» Task data
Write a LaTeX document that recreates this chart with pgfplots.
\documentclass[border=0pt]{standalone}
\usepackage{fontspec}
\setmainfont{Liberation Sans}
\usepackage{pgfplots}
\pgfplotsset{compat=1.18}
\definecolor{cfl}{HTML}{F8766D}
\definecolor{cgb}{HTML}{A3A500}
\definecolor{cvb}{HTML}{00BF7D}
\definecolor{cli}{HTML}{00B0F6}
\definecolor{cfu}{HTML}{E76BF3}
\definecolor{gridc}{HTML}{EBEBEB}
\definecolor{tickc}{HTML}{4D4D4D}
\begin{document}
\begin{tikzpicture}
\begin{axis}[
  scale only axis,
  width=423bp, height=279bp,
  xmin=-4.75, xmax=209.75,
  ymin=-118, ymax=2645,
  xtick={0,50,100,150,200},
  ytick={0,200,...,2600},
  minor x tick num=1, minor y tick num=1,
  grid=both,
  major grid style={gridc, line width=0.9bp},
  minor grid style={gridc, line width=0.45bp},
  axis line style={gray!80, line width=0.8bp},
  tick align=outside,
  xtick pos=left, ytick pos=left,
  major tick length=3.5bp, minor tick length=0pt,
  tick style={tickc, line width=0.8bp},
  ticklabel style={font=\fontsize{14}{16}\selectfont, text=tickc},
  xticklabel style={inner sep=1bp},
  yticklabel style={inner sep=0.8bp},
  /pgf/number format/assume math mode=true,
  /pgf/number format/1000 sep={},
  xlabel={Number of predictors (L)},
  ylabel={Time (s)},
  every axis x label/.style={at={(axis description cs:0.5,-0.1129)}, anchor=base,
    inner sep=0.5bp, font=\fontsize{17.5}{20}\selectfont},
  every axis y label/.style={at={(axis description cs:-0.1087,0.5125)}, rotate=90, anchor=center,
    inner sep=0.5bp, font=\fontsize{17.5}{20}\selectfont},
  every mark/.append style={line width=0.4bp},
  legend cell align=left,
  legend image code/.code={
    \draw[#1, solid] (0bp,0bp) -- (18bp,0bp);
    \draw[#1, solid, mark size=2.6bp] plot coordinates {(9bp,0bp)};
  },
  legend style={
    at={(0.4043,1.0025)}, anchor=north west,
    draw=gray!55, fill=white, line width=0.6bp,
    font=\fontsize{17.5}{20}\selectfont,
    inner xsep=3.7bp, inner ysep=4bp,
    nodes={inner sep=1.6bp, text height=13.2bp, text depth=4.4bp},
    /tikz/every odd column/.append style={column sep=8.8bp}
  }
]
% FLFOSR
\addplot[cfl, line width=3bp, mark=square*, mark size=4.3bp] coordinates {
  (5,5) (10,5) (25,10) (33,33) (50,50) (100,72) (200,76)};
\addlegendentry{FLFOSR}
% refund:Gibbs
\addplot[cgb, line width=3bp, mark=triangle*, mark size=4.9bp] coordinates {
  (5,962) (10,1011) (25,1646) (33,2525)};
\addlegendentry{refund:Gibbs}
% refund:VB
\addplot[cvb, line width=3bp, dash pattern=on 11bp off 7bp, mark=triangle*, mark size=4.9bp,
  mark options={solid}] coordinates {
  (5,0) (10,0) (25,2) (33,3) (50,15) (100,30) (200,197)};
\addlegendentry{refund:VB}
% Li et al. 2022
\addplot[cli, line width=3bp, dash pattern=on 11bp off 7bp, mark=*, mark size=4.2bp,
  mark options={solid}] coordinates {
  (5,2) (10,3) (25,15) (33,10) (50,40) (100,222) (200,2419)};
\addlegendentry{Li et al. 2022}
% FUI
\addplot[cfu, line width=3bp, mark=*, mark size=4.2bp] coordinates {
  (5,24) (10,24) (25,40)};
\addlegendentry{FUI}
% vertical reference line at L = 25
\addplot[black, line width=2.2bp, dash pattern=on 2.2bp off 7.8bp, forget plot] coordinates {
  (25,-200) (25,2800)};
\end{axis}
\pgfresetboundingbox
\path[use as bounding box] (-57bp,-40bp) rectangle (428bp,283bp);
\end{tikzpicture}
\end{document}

---

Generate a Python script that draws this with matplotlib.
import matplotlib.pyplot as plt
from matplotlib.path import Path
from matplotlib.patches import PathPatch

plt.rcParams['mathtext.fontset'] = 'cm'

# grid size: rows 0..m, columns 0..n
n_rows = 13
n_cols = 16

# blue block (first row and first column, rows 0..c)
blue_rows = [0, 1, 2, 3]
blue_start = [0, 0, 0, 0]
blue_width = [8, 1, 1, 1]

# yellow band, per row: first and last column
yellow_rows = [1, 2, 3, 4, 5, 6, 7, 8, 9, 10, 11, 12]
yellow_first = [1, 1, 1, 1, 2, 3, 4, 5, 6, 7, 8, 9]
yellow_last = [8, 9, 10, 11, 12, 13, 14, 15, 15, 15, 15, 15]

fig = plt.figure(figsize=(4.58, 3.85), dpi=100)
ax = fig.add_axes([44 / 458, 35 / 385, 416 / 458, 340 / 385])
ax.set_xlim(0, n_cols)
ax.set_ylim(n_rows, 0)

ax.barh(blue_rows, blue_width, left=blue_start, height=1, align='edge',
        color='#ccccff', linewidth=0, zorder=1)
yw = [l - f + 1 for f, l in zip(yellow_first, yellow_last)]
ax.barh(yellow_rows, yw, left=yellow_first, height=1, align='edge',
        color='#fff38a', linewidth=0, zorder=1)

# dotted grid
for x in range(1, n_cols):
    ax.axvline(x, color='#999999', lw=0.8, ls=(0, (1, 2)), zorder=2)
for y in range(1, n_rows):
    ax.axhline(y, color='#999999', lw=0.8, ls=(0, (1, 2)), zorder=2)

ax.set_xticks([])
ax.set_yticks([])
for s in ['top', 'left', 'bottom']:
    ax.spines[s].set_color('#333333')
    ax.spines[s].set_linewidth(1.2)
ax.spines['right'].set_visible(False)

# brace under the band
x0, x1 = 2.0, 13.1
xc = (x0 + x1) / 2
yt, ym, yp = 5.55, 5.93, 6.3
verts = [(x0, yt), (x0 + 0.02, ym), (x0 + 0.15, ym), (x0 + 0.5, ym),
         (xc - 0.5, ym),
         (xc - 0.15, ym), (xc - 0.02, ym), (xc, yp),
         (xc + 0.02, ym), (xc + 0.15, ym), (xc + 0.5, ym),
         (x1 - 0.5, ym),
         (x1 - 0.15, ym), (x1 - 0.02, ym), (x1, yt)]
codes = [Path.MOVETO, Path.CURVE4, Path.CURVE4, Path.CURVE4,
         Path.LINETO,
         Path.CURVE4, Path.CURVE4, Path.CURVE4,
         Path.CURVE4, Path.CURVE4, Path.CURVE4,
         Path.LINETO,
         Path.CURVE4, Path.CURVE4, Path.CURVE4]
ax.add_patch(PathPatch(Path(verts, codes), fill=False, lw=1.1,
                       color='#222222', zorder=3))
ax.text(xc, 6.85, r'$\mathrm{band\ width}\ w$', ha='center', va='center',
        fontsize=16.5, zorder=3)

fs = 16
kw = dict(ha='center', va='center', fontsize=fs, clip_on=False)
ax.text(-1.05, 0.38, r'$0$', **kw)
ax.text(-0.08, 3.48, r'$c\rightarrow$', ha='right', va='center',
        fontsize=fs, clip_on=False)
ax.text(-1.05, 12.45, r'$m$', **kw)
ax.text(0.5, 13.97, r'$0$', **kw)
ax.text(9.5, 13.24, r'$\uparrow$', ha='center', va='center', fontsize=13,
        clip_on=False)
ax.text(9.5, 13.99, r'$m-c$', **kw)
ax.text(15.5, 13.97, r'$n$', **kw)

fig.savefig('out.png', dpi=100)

--

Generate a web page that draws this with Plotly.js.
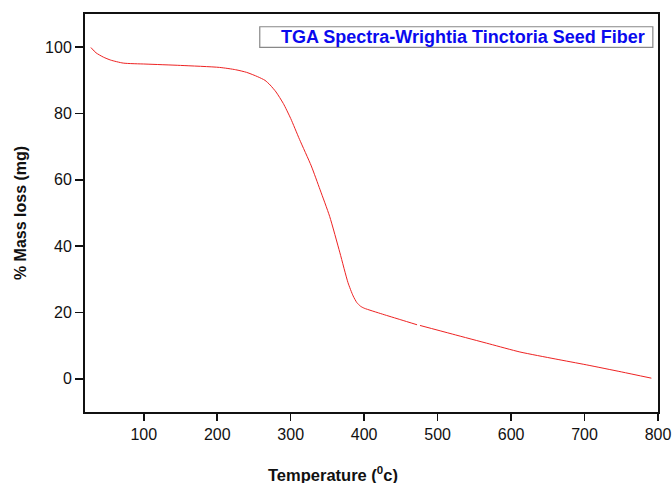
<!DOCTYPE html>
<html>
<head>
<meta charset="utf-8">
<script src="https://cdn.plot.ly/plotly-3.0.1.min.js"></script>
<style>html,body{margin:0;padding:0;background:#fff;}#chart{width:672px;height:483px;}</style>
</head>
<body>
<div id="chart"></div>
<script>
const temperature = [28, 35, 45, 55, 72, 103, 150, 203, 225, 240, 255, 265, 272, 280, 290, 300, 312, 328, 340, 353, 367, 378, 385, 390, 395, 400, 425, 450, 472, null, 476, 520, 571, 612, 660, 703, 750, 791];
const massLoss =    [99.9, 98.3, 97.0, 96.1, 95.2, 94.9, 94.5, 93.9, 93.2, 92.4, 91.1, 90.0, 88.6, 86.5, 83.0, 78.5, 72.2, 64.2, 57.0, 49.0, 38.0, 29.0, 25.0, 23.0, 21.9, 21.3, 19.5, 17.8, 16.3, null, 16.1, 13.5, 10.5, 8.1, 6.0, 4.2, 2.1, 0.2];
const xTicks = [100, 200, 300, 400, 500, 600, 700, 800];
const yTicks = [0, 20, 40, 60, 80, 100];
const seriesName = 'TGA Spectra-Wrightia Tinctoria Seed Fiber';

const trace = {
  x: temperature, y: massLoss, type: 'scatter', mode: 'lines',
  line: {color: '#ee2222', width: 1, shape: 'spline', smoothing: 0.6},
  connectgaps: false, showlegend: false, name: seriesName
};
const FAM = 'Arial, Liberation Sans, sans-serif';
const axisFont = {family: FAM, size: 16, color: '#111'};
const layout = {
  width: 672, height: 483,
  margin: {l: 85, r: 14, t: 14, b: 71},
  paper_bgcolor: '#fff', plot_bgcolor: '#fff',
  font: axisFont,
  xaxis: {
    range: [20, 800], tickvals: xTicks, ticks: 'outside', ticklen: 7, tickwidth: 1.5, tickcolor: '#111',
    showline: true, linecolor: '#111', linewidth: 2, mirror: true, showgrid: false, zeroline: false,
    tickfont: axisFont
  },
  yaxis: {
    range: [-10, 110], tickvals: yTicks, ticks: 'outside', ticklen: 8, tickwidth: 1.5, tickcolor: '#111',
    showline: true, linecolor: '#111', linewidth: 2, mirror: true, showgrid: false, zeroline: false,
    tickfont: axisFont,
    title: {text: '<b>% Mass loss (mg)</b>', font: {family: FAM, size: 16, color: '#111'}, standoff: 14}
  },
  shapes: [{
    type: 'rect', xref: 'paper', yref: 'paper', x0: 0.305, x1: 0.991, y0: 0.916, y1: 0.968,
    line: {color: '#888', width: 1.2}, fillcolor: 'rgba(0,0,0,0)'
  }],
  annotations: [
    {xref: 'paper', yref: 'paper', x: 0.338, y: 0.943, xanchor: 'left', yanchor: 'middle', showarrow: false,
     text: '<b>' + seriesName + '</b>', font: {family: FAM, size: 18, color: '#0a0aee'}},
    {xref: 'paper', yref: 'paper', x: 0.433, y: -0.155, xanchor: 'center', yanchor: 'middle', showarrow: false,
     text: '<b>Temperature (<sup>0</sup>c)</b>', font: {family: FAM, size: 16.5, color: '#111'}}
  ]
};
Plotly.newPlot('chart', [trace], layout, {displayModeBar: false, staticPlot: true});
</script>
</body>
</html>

» Stated task
Within the material above, extract exactly the lines that start at the line containing "Generate a Python" and stop after the line containing "ax.set_ylim(n_rows, 0)", and only those.

» Reply to the task
Generate a Python script that draws this with matplotlib.
import matplotlib.pyplot as plt
from matplotlib.path import Path
from matplotlib.patches import PathPatch

plt.rcParams['mathtext.fontset'] = 'cm'

# grid size: rows 0..m, columns 0..n
n_rows = 13
n_cols = 16

# blue block (first row and first column, rows 0..c)
blue_rows = [0, 1, 2, 3]
blue_start = [0, 0, 0, 0]
blue_width = [8, 1, 1, 1]

# yellow band, per row: first and last column
yellow_rows = [1, 2, 3, 4, 5, 6, 7, 8, 9, 10, 11, 12]
yellow_first = [1, 1, 1, 1, 2, 3, 4, 5, 6, 7, 8, 9]
yellow_last = [8, 9, 10, 11, 12, 13, 14, 15, 15, 15, 15, 15]

fig = plt.figure(figsize=(4.58, 3.85), dpi=100)
ax = fig.add_axes([44 / 458, 35 / 385, 416 / 458, 340 / 385])
ax.set_xlim(0, n_cols)
ax.set_ylim(n_rows, 0)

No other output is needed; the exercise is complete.